From: centos-bounces at centos.org [mailto:centos-bounces at centos.org] On
Behalf Of Spiro Harvey
Sent: Wednesday, March 25, 2009 1:40 PM
To: centos at centos.org
Subject: Re: [CentOS] Looking for a list of default services to disable
in centos 5
> I am looking for a list of services that you disable by default on
> your server.
what kind of server? smtp server? pop/imap server? proxy server? web
server? ftp server? logging server? voip gateway? firewall? rpm build
box? swipe card reader server? development/source repo server? LDAP,
or are you looking for a set of things that we disable by default on all
servers? At which point I question your choice of removing sendmail
(unless you're replacing it with something like exim or postfix) because
most servers need to send mail, even if it's just to alert you when a
cron job has barfed.
personally I disable, or don't install SE Linux, Network Manager (with
extreme prejudice), and anything to do with wireless/bluetooth, and X on
every single server.
>From there it depends on what the server is doing.

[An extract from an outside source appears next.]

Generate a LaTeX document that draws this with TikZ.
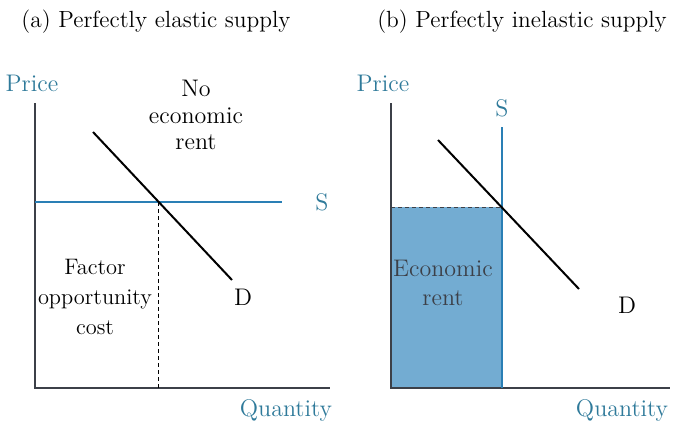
\documentclass[tikz,border=0pt]{standalone}
\usepackage{tikz}
\usetikzlibrary{positioning, calc}
\definecolor{AxisBlue}{RGB}{47,122,154}
\definecolor{SupplyBlue}{RGB}{42,127,181}
\definecolor{RentBlue}{RGB}{115,172,210}
\definecolor{AxisGray}{RGB}{60,64,72}
\tikzset{
  axis/.style={AxisGray, line width=0.8pt},
  demand/.style={black, line width=1pt},
  supply/.style={SupplyBlue, line width=1pt},
  guide/.style={black, line width=0.5pt, dash pattern=on 2pt off 1.5pt},
  txt/.style={font=\fontsize{12}{13.3}\selectfont, align=center, inner sep=0pt},
  axtxt/.style={txt, AxisBlue},
  title/.style={txt, font=\fontsize{11.7}{14}\selectfont}
}
\begin{document}
\begin{tikzpicture}[x=0.5pt, y=-0.5pt]
    \useasboundingbox (0,0) rectangle (674,423);
    % Titles
    \node [title] (titleA) at (156,22) {(a) Perfectly elastic supply};
    \node [title] (titleB) at (522,22) {(b) Perfectly inelastic supply};

    % (a) Perfectly elastic supply
    \coordinate (oA) at (35,388);
    \coordinate (yA) at (35,103);
    \coordinate (xA) at (330,388);
    \draw [axis] (yA) -- (oA) -- (xA);
    \node [axtxt] (priceA) at (32,83) {Price};
    \node [axtxt] (qtyA) at (286,410) {Quantity};
    \coordinate (sA1) at (35,202);
    \coordinate (sA2) at (282,202);
    \draw [supply] (sA1) -- (sA2);
    \node [axtxt] (labSA) at (322,202) {S};
    \coordinate (dA1) at (93,132);
    \coordinate (dA2) at (232,280);
    \draw [demand] (dA1) -- (dA2);
    \node [txt] (labDA) at (243,297) {D};
    \coordinate (eA) at (158,202);
    \coordinate (qA) at (158,388);
    \draw [guide] (eA) -- (qA);
    \node [txt] (norent) at (196,115) {No\\economic\\rent};
    \node [txt, font=\fontsize{11.2}{15}\selectfont] (factor) at (95,297) {Factor\\opportunity\\cost};

    % (b) Perfectly inelastic supply
    \coordinate (oB) at (391,388);
    \coordinate (yB) at (391,103);
    \coordinate (xB) at (670,388);
    \coordinate (eB) at (502,207);
    \coordinate (pB) at (391,207);
    \fill [RentBlue] (pB) rectangle (oB -| eB);
    \draw [guide, AxisGray] (pB) -- (eB);
    \draw [axis] (yB) -- (oB) -- (xB);
    \node [axtxt] (priceB) at (383,83) {Price};
    \node [axtxt] (qtyB) at (622,410) {Quantity};
    \coordinate (sB1) at (502,127);
    \coordinate (sB2) at (502,388);
    \draw [supply] (sB1) -- (sB2);
    \node [axtxt] (labSB) at (502,108) {S};
    \coordinate (dB1) at (438,140);
    \coordinate (dB2) at (579,289);
    \draw [demand] (dB1) -- (dB2);
    \node [txt] (labDB) at (627,305) {D};
    \node [txt, font=\fontsize{12}{14.5}\selectfont, AxisGray] (rent) at (443,283) {Economic\\rent};
\end{tikzpicture}
\end{document}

We've got a Kickstart server and boot off USB sticks and CDs that allow
us to pick generic build types off a menu (eg; web server, smtp server,
mail storage server, etc). The kickstart config just pulls down the
packages we want, a few scripts get run doing various things like
updating all packages, setting up our distributed config system,
installing custom packages, and so on.
However, I don't see the usefulness in seeing what other people disable.
Everybody has different networks, different requirements, and does
different things on their boxes. What you should be doing is looking at
*your* servers and itemising what they do. Then remove all packages that
are not needed to provide those services.